**Set exercise**
Output each entry that follows exactly. Images stay out.

**Data lines**

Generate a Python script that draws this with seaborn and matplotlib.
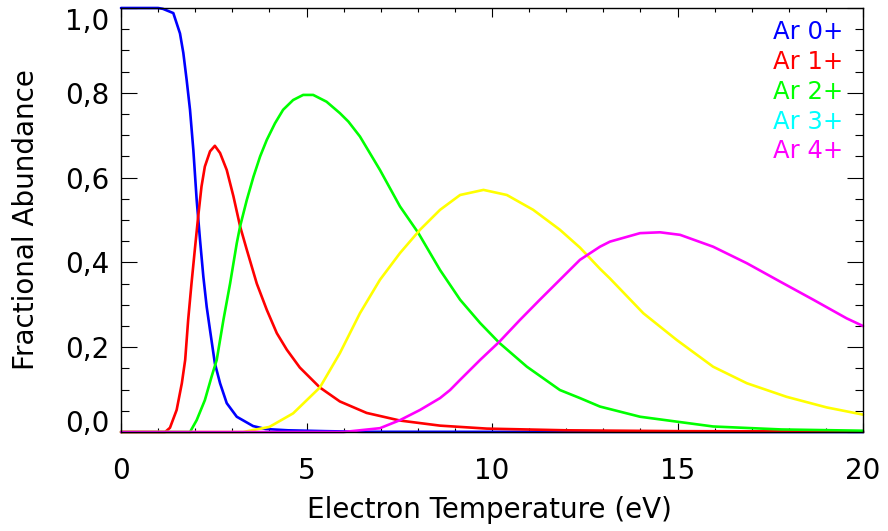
import numpy as np
import pandas as pd
import matplotlib
matplotlib.use("Agg")
import matplotlib.pyplot as plt
from matplotlib.ticker import MultipleLocator, FixedLocator, FixedFormatter
import seaborn as sns

# ---- data ----
T0 = [0, 1.0, 1.13, 1.41, 1.59, 1.68, 1.77, 1.86, 1.95, 2.04, 2.13, 2.22, 2.31, 2.40, 2.53, 2.67,
      2.85, 3.12, 3.56, 3.9, 4.5, 5.5, 6.5, 20]
F0 = [1.0, 1.0, 0.998, 0.988, 0.94, 0.894, 0.83, 0.76, 0.665, 0.547, 0.453, 0.366, 0.295, 0.24,
      0.162, 0.115, 0.068, 0.036, 0.014, 0.007, 0.004, 0.002, 0.0005, 0.0]

T1 = [0, 1.19, 1.32, 1.50, 1.64, 1.73, 1.81, 1.90, 1.99, 2.08, 2.17, 2.26, 2.40, 2.53, 2.67, 2.85,
      3.03, 3.21, 3.39, 3.66, 3.93, 4.20, 4.47, 4.82, 5.36, 5.90, 6.62, 7.52, 8.6, 9.86, 12.0, 15.0, 20]
F1 = [0, 0, 0.01, 0.052, 0.115, 0.17, 0.264, 0.35, 0.43, 0.508, 0.579, 0.626, 0.662, 0.675, 0.658,
      0.618, 0.556, 0.485, 0.43, 0.35, 0.288, 0.233, 0.194, 0.152, 0.105, 0.072, 0.045, 0.027, 0.015,
      0.008, 0.004, 0.002, 0.001]

T2 = [0, 1.86, 2.04, 2.26, 2.44, 2.58, 2.76, 2.94, 3.12, 3.21, 3.39, 3.57, 3.75, 3.93, 4.15, 4.37,
      4.64, 4.91, 5.18, 5.54, 5.90, 6.13, 6.44, 6.98, 7.52, 8.01, 8.6, 9.14, 9.68, 10.2, 10.94, 11.83,
      12.37, 12.91, 13.99, 15.96, 17.8, 20]
F2 = [0, 0, 0.028, 0.075, 0.13, 0.17, 0.264, 0.35, 0.445, 0.485, 0.547, 0.602, 0.65, 0.689, 0.728,
      0.76, 0.783, 0.795, 0.795, 0.779, 0.752, 0.732, 0.697, 0.618, 0.532, 0.47, 0.382, 0.312, 0.257,
      0.21, 0.154, 0.099, 0.08, 0.06, 0.036, 0.013, 0.006, 0.003]

T3 = [0, 3.29, 4.0, 4.64, 5.36, 5.9, 6.44, 6.98, 7.52, 8.06, 8.6, 9.14, 9.77, 10.40, 11.11, 11.83,
      12.37, 12.91, 13.18, 14.08, 14.98, 15.96, 16.87, 17.94, 19.02, 20]
F3 = [0, 0, 0.012, 0.044, 0.105, 0.186, 0.28, 0.359, 0.422, 0.477, 0.524, 0.559, 0.571, 0.559, 0.524,
      0.477, 0.435, 0.385, 0.362, 0.28, 0.217, 0.154, 0.115, 0.083, 0.058, 0.041]

T4 = [0, 6.0, 6.98, 7.52, 8.06, 8.6, 8.87, 9.14, 9.68, 10.2, 10.75, 11.29, 11.83, 12.37, 12.91, 13.18,
      13.99, 14.53, 15.07, 15.96, 16.87, 17.76, 18.66, 19.56, 20]
F4 = [0, 0, 0.009, 0.028, 0.052, 0.08, 0.099, 0.123, 0.17, 0.213, 0.264, 0.312, 0.359, 0.406, 0.437,
      0.449, 0.469, 0.471, 0.465, 0.437, 0.398, 0.355, 0.312, 0.268, 0.25]

series_names = ["Ar 0+", "Ar 1+", "Ar 2+", "Ar 3+", "Ar 4+"]
line_colors = ["#0000ff", "#ff0000", "#00ff00", "#ffff00", "#ff00ff"]
legend_colors = ["#0000ff", "#ff0000", "#00ff00", "#00ffff", "#ff00ff"]

x_ticks = [0, 5, 10, 15, 20]
x_labels = ["0", "5", "10", "15", "20"]
y_ticks = [0.0, 0.2, 0.4, 0.6, 0.8, 1.0]
y_labels = ["0,0", "0,2", "0,4", "0,6", "0,8", "1,0"]

frames = []
for name, t, f in zip(series_names, [T0, T1, T2, T3, T4], [F0, F1, F2, F3, F4]):
    frames.append(pd.DataFrame({"T": t, "F": f, "ion": name}))
df = pd.concat(frames, ignore_index=True)

sns.set_style("ticks")
plt.rcParams["font.family"] = ["DejaVu Sans"]
plt.rcParams["text.color"] = "black"
plt.rcParams["axes.labelcolor"] = "black"

fig = plt.figure(figsize=(8.88, 5.31), dpi=100)
ax = fig.add_axes([121 / 888, 1 - 432 / 531, 742 / 888, 424 / 531])

sns.lineplot(data=df, x="T", y="F", hue="ion", palette=dict(zip(series_names, line_colors)),
             estimator=None, sort=True, linewidth=1.9, legend=False, ax=ax)
for ln in ax.get_lines():
    ln.set_clip_on(False)
    ln.set_solid_joinstyle("round")

ax.set_xlim(0, 20)
ax.set_ylim(0, 1.0)
ax.xaxis.set_major_locator(FixedLocator(x_ticks))
ax.xaxis.set_major_formatter(FixedFormatter(x_labels))
ax.yaxis.set_major_locator(FixedLocator(y_ticks))
ax.yaxis.set_major_formatter(FixedFormatter(y_labels))
ax.xaxis.set_minor_locator(MultipleLocator(1))
ax.yaxis.set_minor_locator(MultipleLocator(0.05))

ax.tick_params(axis="both", which="both", direction="in", top=True, right=True,
               width=0.8, color="black", labelcolor="black", labelsize=20)
ax.tick_params(axis="y", which="major", length=11.5, pad=8.5)
ax.tick_params(axis="y", which="minor", length=5.8)
ax.tick_params(axis="x", which="major", length=6.2, pad=18)
ax.tick_params(axis="x", which="minor", length=3.1)
for sp in ax.spines.values():
    sp.set_visible(True)
    sp.set_linewidth(1.0)
    sp.set_color("black")

fig.canvas.draw()
ylabs = ax.get_yticklabels()
ylabs[0].set_va("baseline")
ylabs[-1].set_va("top")

ax.set_xlabel("Electron Temperature (eV)", fontsize=20)
ax.set_ylabel("Fractional Abundance", fontsize=20)
ax.xaxis.set_label_coords(0.497, -0.151)
ax.yaxis.set_label_coords(-0.109, 0.5)

legend_y = [32, 62, 92, 122, 151]
for name, c, yp in zip(series_names, legend_colors, legend_y):
    ax.text((843 - 121) / 742, (432 - yp) / 424, name, color=c, fontsize=17.5,
            ha="right", va="center", transform=ax.transAxes)

fig.savefig("out.png", dpi=100)
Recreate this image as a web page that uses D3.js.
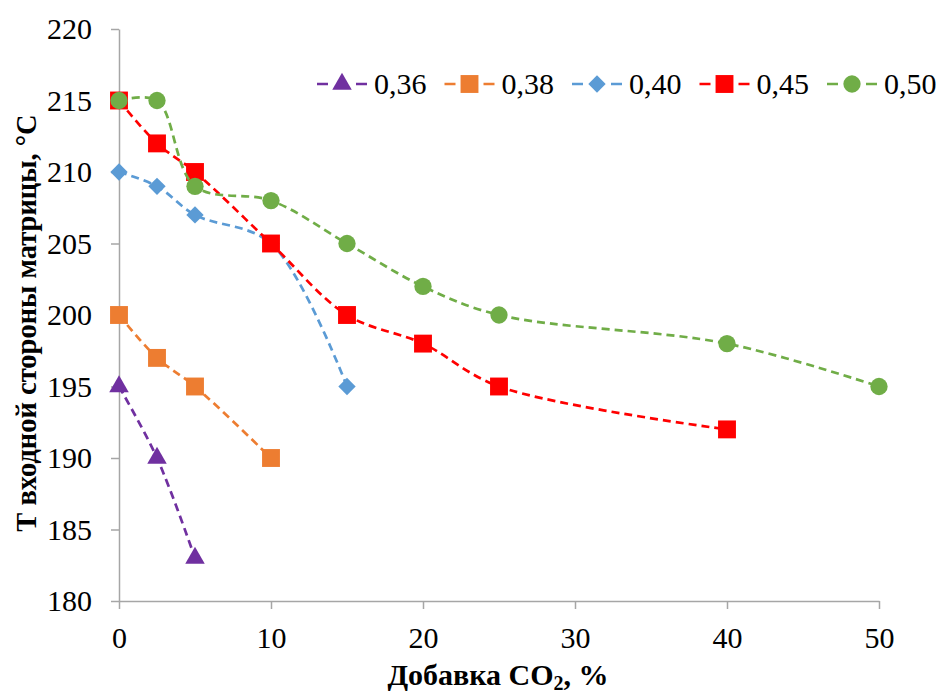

**Solution to the exercise**
Generate a Python script that draws this with seaborn and matplotlib.
import numpy as np
import pandas as pd
import matplotlib
matplotlib.use("Agg")
import matplotlib.pyplot as plt
from matplotlib.ticker import MultipleLocator, FixedLocator, FixedFormatter
import seaborn as sns

# ---- data ----
T0 = [0, 1.0, 1.13, 1.41, 1.59, 1.68, 1.77, 1.86, 1.95, 2.04, 2.13, 2.22, 2.31, 2.40, 2.53, 2.67,
      2.85, 3.12, 3.56, 3.9, 4.5, 5.5, 6.5, 20]
F0 = [1.0, 1.0, 0.998, 0.988, 0.94, 0.894, 0.83, 0.76, 0.665, 0.547, 0.453, 0.366, 0.295, 0.24,
      0.162, 0.115, 0.068, 0.036, 0.014, 0.007, 0.004, 0.002, 0.0005, 0.0]

T1 = [0, 1.19, 1.32, 1.50, 1.64, 1.73, 1.81, 1.90, 1.99, 2.08, 2.17, 2.26, 2.40, 2.53, 2.67, 2.85,
      3.03, 3.21, 3.39, 3.66, 3.93, 4.20, 4.47, 4.82, 5.36, 5.90, 6.62, 7.52, 8.6, 9.86, 12.0, 15.0, 20]
F1 = [0, 0, 0.01, 0.052, 0.115, 0.17, 0.264, 0.35, 0.43, 0.508, 0.579, 0.626, 0.662, 0.675, 0.658,
      0.618, 0.556, 0.485, 0.43, 0.35, 0.288, 0.233, 0.194, 0.152, 0.105, 0.072, 0.045, 0.027, 0.015,
      0.008, 0.004, 0.002, 0.001]

T2 = [0, 1.86, 2.04, 2.26, 2.44, 2.58, 2.76, 2.94, 3.12, 3.21, 3.39, 3.57, 3.75, 3.93, 4.15, 4.37,
      4.64, 4.91, 5.18, 5.54, 5.90, 6.13, 6.44, 6.98, 7.52, 8.01, 8.6, 9.14, 9.68, 10.2, 10.94, 11.83,
      12.37, 12.91, 13.99, 15.96, 17.8, 20]
F2 = [0, 0, 0.028, 0.075, 0.13, 0.17, 0.264, 0.35, 0.445, 0.485, 0.547, 0.602, 0.65, 0.689, 0.728,
      0.76, 0.783, 0.795, 0.795, 0.779, 0.752, 0.732, 0.697, 0.618, 0.532, 0.47, 0.382, 0.312, 0.257,
      0.21, 0.154, 0.099, 0.08, 0.06, 0.036, 0.013, 0.006, 0.003]

T3 = [0, 3.29, 4.0, 4.64, 5.36, 5.9, 6.44, 6.98, 7.52, 8.06, 8.6, 9.14, 9.77, 10.40, 11.11, 11.83,
      12.37, 12.91, 13.18, 14.08, 14.98, 15.96, 16.87, 17.94, 19.02, 20]
F3 = [0, 0, 0.012, 0.044, 0.105, 0.186, 0.28, 0.359, 0.422, 0.477, 0.524, 0.559, 0.571, 0.559, 0.524,
      0.477, 0.435, 0.385, 0.362, 0.28, 0.217, 0.154, 0.115, 0.083, 0.058, 0.041]

T4 = [0, 6.0, 6.98, 7.52, 8.06, 8.6, 8.87, 9.14, 9.68, 10.2, 10.75, 11.29, 11.83, 12.37, 12.91, 13.18,
      13.99, 14.53, 15.07, 15.96, 16.87, 17.76, 18.66, 19.56, 20]
F4 = [0, 0, 0.009, 0.028, 0.052, 0.08, 0.099, 0.123, 0.17, 0.213, 0.264, 0.312, 0.359, 0.406, 0.437,
      0.449, 0.469, 0.471, 0.465, 0.437, 0.398, 0.355, 0.312, 0.268, 0.25]

series_names = ["Ar 0+", "Ar 1+", "Ar 2+", "Ar 3+", "Ar 4+"]
line_colors = ["#0000ff", "#ff0000", "#00ff00", "#ffff00", "#ff00ff"]
legend_colors = ["#0000ff", "#ff0000", "#00ff00", "#00ffff", "#ff00ff"]

x_ticks = [0, 5, 10, 15, 20]
x_labels = ["0", "5", "10", "15", "20"]
y_ticks = [0.0, 0.2, 0.4, 0.6, 0.8, 1.0]
y_labels = ["0,0", "0,2", "0,4", "0,6", "0,8", "1,0"]

frames = []
for name, t, f in zip(series_names, [T0, T1, T2, T3, T4], [F0, F1, F2, F3, F4]):
    frames.append(pd.DataFrame({"T": t, "F": f, "ion": name}))
df = pd.concat(frames, ignore_index=True)

sns.set_style("ticks")
plt.rcParams["font.family"] = ["DejaVu Sans"]
plt.rcParams["text.color"] = "black"
plt.rcParams["axes.labelcolor"] = "black"

fig = plt.figure(figsize=(8.88, 5.31), dpi=100)
ax = fig.add_axes([121 / 888, 1 - 432 / 531, 742 / 888, 424 / 531])

sns.lineplot(data=df, x="T", y="F", hue="ion", palette=dict(zip(series_names, line_colors)),
             estimator=None, sort=True, linewidth=1.9, legend=False, ax=ax)
for ln in ax.get_lines():
    ln.set_clip_on(False)
    ln.set_solid_joinstyle("round")

ax.set_xlim(0, 20)
ax.set_ylim(0, 1.0)
ax.xaxis.set_major_locator(FixedLocator(x_ticks))
ax.xaxis.set_major_formatter(FixedFormatter(x_labels))
ax.yaxis.set_major_locator(FixedLocator(y_ticks))
ax.yaxis.set_major_formatter(FixedFormatter(y_labels))
ax.xaxis.set_minor_locator(MultipleLocator(1))
ax.yaxis.set_minor_locator(MultipleLocator(0.05))

ax.tick_params(axis="both", which="both", direction="in", top=True, right=True,
               width=0.8, color="black", labelcolor="black", labelsize=20)
ax.tick_params(axis="y", which="major", length=11.5, pad=8.5)
ax.tick_params(axis="y", which="minor", length=5.8)
ax.tick_params(axis="x", which="major", length=6.2, pad=18)
ax.tick_params(axis="x", which="minor", length=3.1)
for sp in ax.spines.values():
    sp.set_visible(True)
    sp.set_linewidth(1.0)
    sp.set_color("black")

fig.canvas.draw()
ylabs = ax.get_yticklabels()
ylabs[0].set_va("baseline")
ylabs[-1].set_va("top")

ax.set_xlabel("Electron Temperature (eV)", fontsize=20)
ax.set_ylabel("Fractional Abundance", fontsize=20)
ax.xaxis.set_label_coords(0.497, -0.151)
ax.yaxis.set_label_coords(-0.109, 0.5)

legend_y = [32, 62, 92, 122, 151]
for name, c, yp in zip(series_names, legend_colors, legend_y):
    ax.text((843 - 121) / 742, (432 - yp) / 424, name, color=c, fontsize=17.5,
            ha="right", va="center", transform=ax.transAxes)

fig.savefig("out.png", dpi=100)
Recreate this image as a web page that uses D3.js.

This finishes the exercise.